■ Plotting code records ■
>> Start

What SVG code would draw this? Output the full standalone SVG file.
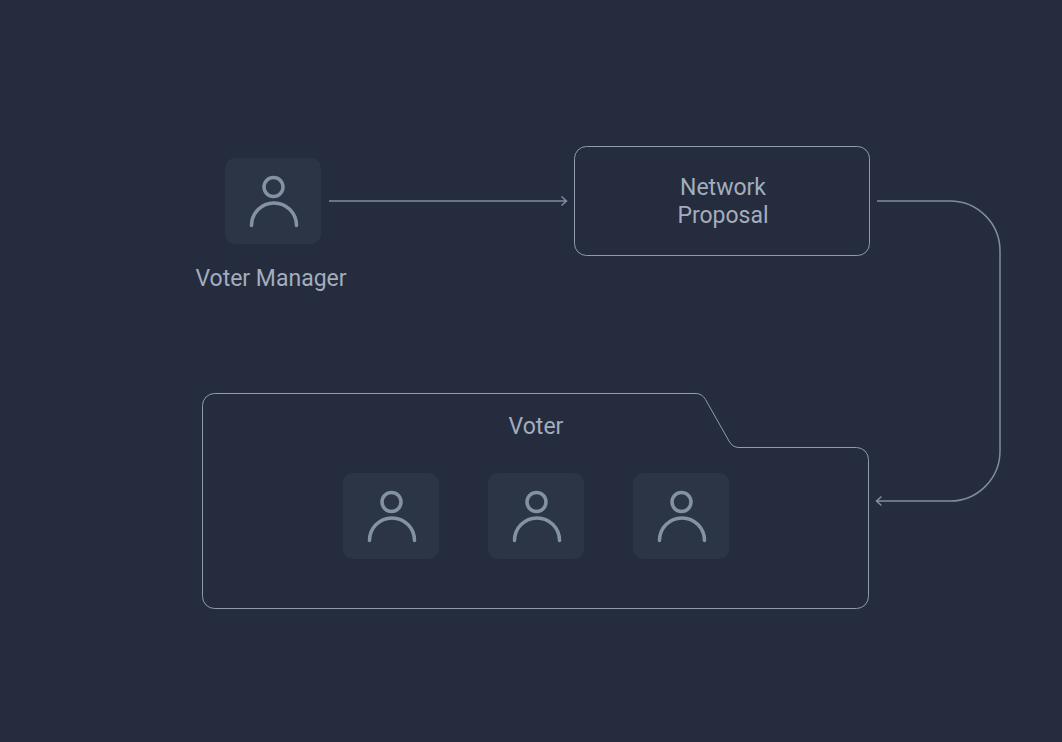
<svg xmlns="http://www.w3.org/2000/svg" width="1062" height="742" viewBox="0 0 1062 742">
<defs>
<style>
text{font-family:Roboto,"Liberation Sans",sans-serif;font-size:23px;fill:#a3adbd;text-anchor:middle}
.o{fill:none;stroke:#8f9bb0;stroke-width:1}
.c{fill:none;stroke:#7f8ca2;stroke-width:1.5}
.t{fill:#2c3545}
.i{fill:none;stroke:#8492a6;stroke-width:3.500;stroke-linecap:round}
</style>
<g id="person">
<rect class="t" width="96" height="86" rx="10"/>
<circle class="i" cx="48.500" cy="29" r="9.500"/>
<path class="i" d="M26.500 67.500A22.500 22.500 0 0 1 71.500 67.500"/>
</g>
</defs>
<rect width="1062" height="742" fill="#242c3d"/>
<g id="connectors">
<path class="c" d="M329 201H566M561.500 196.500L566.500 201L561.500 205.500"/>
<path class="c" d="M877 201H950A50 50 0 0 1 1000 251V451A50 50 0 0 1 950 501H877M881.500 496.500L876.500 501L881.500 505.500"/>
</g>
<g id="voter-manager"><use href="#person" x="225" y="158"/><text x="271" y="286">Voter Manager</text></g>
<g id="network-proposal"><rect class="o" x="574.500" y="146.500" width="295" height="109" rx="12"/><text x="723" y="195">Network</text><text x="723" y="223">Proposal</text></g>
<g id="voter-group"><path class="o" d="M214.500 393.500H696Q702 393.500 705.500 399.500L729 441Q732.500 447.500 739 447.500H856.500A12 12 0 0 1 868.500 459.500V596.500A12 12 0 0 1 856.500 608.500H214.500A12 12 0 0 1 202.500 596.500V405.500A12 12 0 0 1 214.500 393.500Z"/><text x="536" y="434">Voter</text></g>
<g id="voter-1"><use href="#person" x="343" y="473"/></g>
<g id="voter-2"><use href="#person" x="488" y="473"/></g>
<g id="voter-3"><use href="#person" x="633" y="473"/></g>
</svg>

>> End
>> Start

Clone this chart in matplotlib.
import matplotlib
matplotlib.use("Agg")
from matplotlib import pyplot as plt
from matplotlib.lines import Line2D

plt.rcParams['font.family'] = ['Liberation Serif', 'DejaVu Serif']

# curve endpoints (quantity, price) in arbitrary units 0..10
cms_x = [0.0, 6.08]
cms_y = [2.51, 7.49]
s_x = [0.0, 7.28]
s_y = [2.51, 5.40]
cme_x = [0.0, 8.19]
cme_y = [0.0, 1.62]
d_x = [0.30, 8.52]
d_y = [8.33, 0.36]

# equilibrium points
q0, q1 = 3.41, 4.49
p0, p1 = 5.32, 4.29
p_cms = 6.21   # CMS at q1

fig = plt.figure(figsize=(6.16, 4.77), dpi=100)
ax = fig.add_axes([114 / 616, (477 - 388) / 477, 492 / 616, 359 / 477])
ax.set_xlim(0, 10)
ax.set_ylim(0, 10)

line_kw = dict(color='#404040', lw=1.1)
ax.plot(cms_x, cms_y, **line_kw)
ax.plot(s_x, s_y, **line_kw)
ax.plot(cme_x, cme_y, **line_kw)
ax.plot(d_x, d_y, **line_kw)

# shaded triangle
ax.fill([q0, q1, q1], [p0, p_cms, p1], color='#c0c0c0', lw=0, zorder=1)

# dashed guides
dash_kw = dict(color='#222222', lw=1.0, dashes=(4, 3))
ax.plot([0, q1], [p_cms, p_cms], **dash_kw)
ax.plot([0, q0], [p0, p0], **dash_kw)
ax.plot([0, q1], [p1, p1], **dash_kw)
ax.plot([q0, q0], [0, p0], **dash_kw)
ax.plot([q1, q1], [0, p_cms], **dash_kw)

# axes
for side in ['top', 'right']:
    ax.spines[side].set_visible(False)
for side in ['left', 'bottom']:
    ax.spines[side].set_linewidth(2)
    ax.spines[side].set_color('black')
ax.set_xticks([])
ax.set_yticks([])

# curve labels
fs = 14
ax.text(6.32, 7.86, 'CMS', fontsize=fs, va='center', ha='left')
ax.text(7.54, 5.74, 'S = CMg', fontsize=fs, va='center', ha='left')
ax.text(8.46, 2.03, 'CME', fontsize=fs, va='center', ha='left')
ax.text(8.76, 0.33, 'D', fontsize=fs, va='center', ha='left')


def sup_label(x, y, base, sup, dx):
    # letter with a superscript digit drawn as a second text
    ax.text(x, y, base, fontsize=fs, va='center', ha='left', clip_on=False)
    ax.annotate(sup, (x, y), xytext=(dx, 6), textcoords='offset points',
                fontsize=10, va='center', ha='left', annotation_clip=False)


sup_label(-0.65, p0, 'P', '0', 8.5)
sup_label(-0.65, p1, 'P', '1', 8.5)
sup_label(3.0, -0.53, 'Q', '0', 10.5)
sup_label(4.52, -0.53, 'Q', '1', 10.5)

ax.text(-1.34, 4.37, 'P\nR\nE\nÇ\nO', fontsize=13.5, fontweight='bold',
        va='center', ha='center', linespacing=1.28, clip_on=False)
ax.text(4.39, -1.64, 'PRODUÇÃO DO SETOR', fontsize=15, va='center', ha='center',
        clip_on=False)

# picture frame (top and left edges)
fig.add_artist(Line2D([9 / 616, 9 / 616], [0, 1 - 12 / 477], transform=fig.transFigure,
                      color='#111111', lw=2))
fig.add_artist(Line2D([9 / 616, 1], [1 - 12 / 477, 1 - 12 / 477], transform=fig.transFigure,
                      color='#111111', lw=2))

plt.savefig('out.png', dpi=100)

>> End

■ THE TASK ■
Output the section opening with the line that has "Clone this chart in matplotlib." and closing with the line that has "ax.set_ylim(0, 10)". Keep both end lines and leave out the rest.

■ WORKED ANSWER ■
Clone this chart in matplotlib.
import matplotlib
matplotlib.use("Agg")
from matplotlib import pyplot as plt
from matplotlib.lines import Line2D

plt.rcParams['font.family'] = ['Liberation Serif', 'DejaVu Serif']

# curve endpoints (quantity, price) in arbitrary units 0..10
cms_x = [0.0, 6.08]
cms_y = [2.51, 7.49]
s_x = [0.0, 7.28]
s_y = [2.51, 5.40]
cme_x = [0.0, 8.19]
cme_y = [0.0, 1.62]
d_x = [0.30, 8.52]
d_y = [8.33, 0.36]

# equilibrium points
q0, q1 = 3.41, 4.49
p0, p1 = 5.32, 4.29
p_cms = 6.21   # CMS at q1

fig = plt.figure(figsize=(6.16, 4.77), dpi=100)
ax = fig.add_axes([114 / 616, (477 - 388) / 477, 492 / 616, 359 / 477])
ax.set_xlim(0, 10)
ax.set_ylim(0, 10)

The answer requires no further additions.